What you have to do
Pictures aside, quote the whole listing exactly.

Source data
#####

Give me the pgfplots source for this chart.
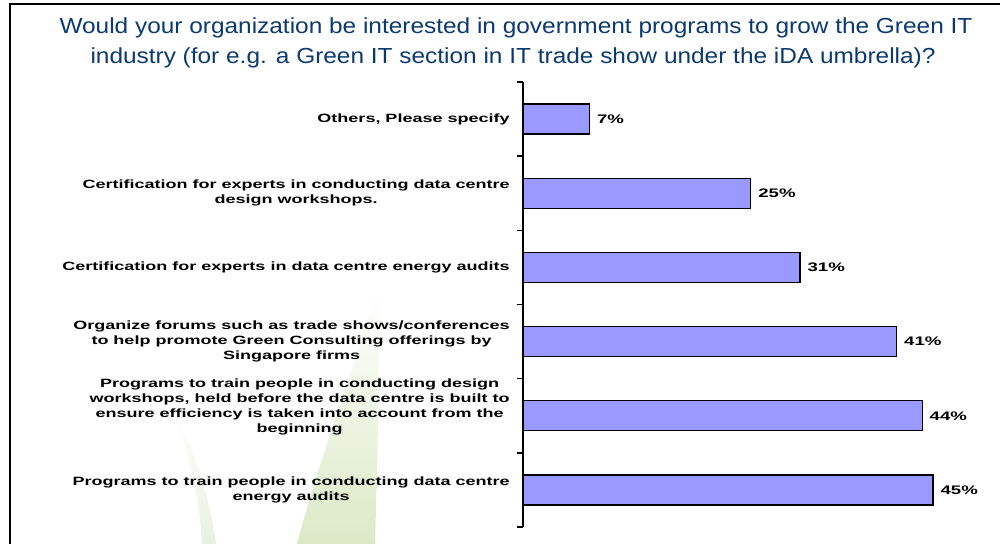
\documentclass[border=0pt]{standalone}
\usepackage{pgfplots}
\pgfplotsset{compat=1.18}
\usepackage{fontspec}
\setmainfont{Liberation Sans}
\newfontfamily\lblfont{Liberation Sans}[FakeStretch=1.5]
\newfontfamily\ttlfont{Liberation Sans}[FakeStretch=1.12]
\definecolor{titleblue}{HTML}{0B3A72}
\definecolor{barfill}{HTML}{9999FF}
\definecolor{leaf}{HTML}{DCE9C6}
\definecolor{leafb}{HTML}{EAF0DF}
\begin{document}
\begin{tikzpicture}
\path[use as bounding box] (0,0) rectangle (500pt,-272pt);
% faint background leaves
\shade[top color=white, bottom color=leaf] (188.5pt,-145pt) .. controls (175pt,-190pt) and (158pt,-235pt) .. (148.5pt,-272pt) -- (187.5pt,-272pt) .. controls (189pt,-220pt) and (190pt,-180pt) .. cycle;
\shade[top color=white, bottom color=leafb] (87pt,-205pt) .. controls (95pt,-230pt) and (100pt,-250pt) .. (101pt,-272pt) -- (108pt,-272pt) .. controls (104pt,-245pt) and (97pt,-225pt) .. cycle;
% frame
\draw[line width=1pt] (4.75pt,-272pt) -- (4.75pt,-2pt) -- (500pt,-2pt);
% title
\node[anchor=base, text=titleblue, inner sep=0pt, font=\ttlfont\fontsize{10.9pt}{15pt}\selectfont] at (258pt,-17pt)
 {Would your organization be interested in government programs to grow the Green IT};
\node[anchor=base, text=titleblue, inner sep=0pt, font=\ttlfont\fontsize{10.9pt}{15pt}\selectfont] at (256.5pt,-32pt)
 {industry (for e.g. a Green IT section in IT trade show under the iDA umbrella)?};
\begin{axis}[
  at={(261.5pt,-263.5pt)}, anchor=south west,
  scale only axis, width=227.8pt, height=222.5pt,
  xbar, bar width=15pt,
  xmin=0, xmax=50,
  ymin=-0.5, ymax=5.5,
  axis x line=none,
  axis y line*=left,
  axis line style={line width=0.8pt, -},
  ytick={0,1,2,3,4,5},
  yticklabels={
    {Programs to train people in conducting data centre\\energy audits},
    {Programs to train people in conducting design\\workshops, held before the data centre is built to\\ensure efficiency is taken into account from the\\beginning\\[2.5pt]\mbox{}},
    {Organize forums such as trade shows/conferences\\to help promote Green Consulting offerings by\\Singapore firms},
    {Certification for experts in data centre energy audits},
    {Certification for experts in conducting data centre\\design workshops.},
    {Others, Please specify}},
  major tick length=0pt,
  minor ytick={-0.5,0.5,1.5,2.5,3.5,4.5,5.5},
  minor tick length=3pt,
  tick align=outside,
  tick style={line width=0.8pt, black},
  yticklabel style={align=center, inner sep=0pt, xshift=-6.5pt,
     font=\lblfont\bfseries\fontsize{6pt}{7.5pt}\selectfont},
  nodes near coords,
  point meta=explicit symbolic,
  nodes near coords style={anchor=west, inner sep=0pt, xshift=3.5pt,
     font=\lblfont\bfseries\fontsize{6.2pt}{7.5pt}\selectfont},
  clip=false,
]
\addplot[fill=barfill, draw=black, line width=0.6pt] coordinates {
  (45,0) [45\%]
  (43.8,1) [44\%]
  (41,2) [41\%]
  (30.4,3) [31\%]
  (25,4) [25\%]
  (7.3,5) [7\%]
};
\end{axis}
\end{tikzpicture}
\end{document}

#####

Exercise result
Give me the pgfplots source for this chart.
\documentclass[border=0pt]{standalone}
\usepackage{pgfplots}
\pgfplotsset{compat=1.18}
\usepackage{fontspec}
\setmainfont{Liberation Sans}
\newfontfamily\lblfont{Liberation Sans}[FakeStretch=1.5]
\newfontfamily\ttlfont{Liberation Sans}[FakeStretch=1.12]
\definecolor{titleblue}{HTML}{0B3A72}
\definecolor{barfill}{HTML}{9999FF}
\definecolor{leaf}{HTML}{DCE9C6}
\definecolor{leafb}{HTML}{EAF0DF}
\begin{document}
\begin{tikzpicture}
\path[use as bounding box] (0,0) rectangle (500pt,-272pt);
% faint background leaves
\shade[top color=white, bottom color=leaf] (188.5pt,-145pt) .. controls (175pt,-190pt) and (158pt,-235pt) .. (148.5pt,-272pt) -- (187.5pt,-272pt) .. controls (189pt,-220pt) and (190pt,-180pt) .. cycle;
\shade[top color=white, bottom color=leafb] (87pt,-205pt) .. controls (95pt,-230pt) and (100pt,-250pt) .. (101pt,-272pt) -- (108pt,-272pt) .. controls (104pt,-245pt) and (97pt,-225pt) .. cycle;
% frame
\draw[line width=1pt] (4.75pt,-272pt) -- (4.75pt,-2pt) -- (500pt,-2pt);
% title
\node[anchor=base, text=titleblue, inner sep=0pt, font=\ttlfont\fontsize{10.9pt}{15pt}\selectfont] at (258pt,-17pt)
 {Would your organization be interested in government programs to grow the Green IT};
\node[anchor=base, text=titleblue, inner sep=0pt, font=\ttlfont\fontsize{10.9pt}{15pt}\selectfont] at (256.5pt,-32pt)
 {industry (for e.g. a Green IT section in IT trade show under the iDA umbrella)?};
\begin{axis}[
  at={(261.5pt,-263.5pt)}, anchor=south west,
  scale only axis, width=227.8pt, height=222.5pt,
  xbar, bar width=15pt,
  xmin=0, xmax=50,
  ymin=-0.5, ymax=5.5,
  axis x line=none,
  axis y line*=left,
  axis line style={line width=0.8pt, -},
  ytick={0,1,2,3,4,5},
  yticklabels={
    {Programs to train people in conducting data centre\\energy audits},
    {Programs to train people in conducting design\\workshops, held before the data centre is built to\\ensure efficiency is taken into account from the\\beginning\\[2.5pt]\mbox{}},
    {Organize forums such as trade shows/conferences\\to help promote Green Consulting offerings by\\Singapore firms},
    {Certification for experts in data centre energy audits},
    {Certification for experts in conducting data centre\\design workshops.},
    {Others, Please specify}},
  major tick length=0pt,
  minor ytick={-0.5,0.5,1.5,2.5,3.5,4.5,5.5},
  minor tick length=3pt,
  tick align=outside,
  tick style={line width=0.8pt, black},
  yticklabel style={align=center, inner sep=0pt, xshift=-6.5pt,
     font=\lblfont\bfseries\fontsize{6pt}{7.5pt}\selectfont},
  nodes near coords,
  point meta=explicit symbolic,
  nodes near coords style={anchor=west, inner sep=0pt, xshift=3.5pt,
     font=\lblfont\bfseries\fontsize{6.2pt}{7.5pt}\selectfont},
  clip=false,
]
\addplot[fill=barfill, draw=black, line width=0.6pt] coordinates {
  (45,0) [45\%]
  (43.8,1) [44\%]
  (41,2) [41\%]
  (30.4,3) [31\%]
  (25,4) [25\%]
  (7.3,5) [7\%]
};
\end{axis}
\end{tikzpicture}
\end{document}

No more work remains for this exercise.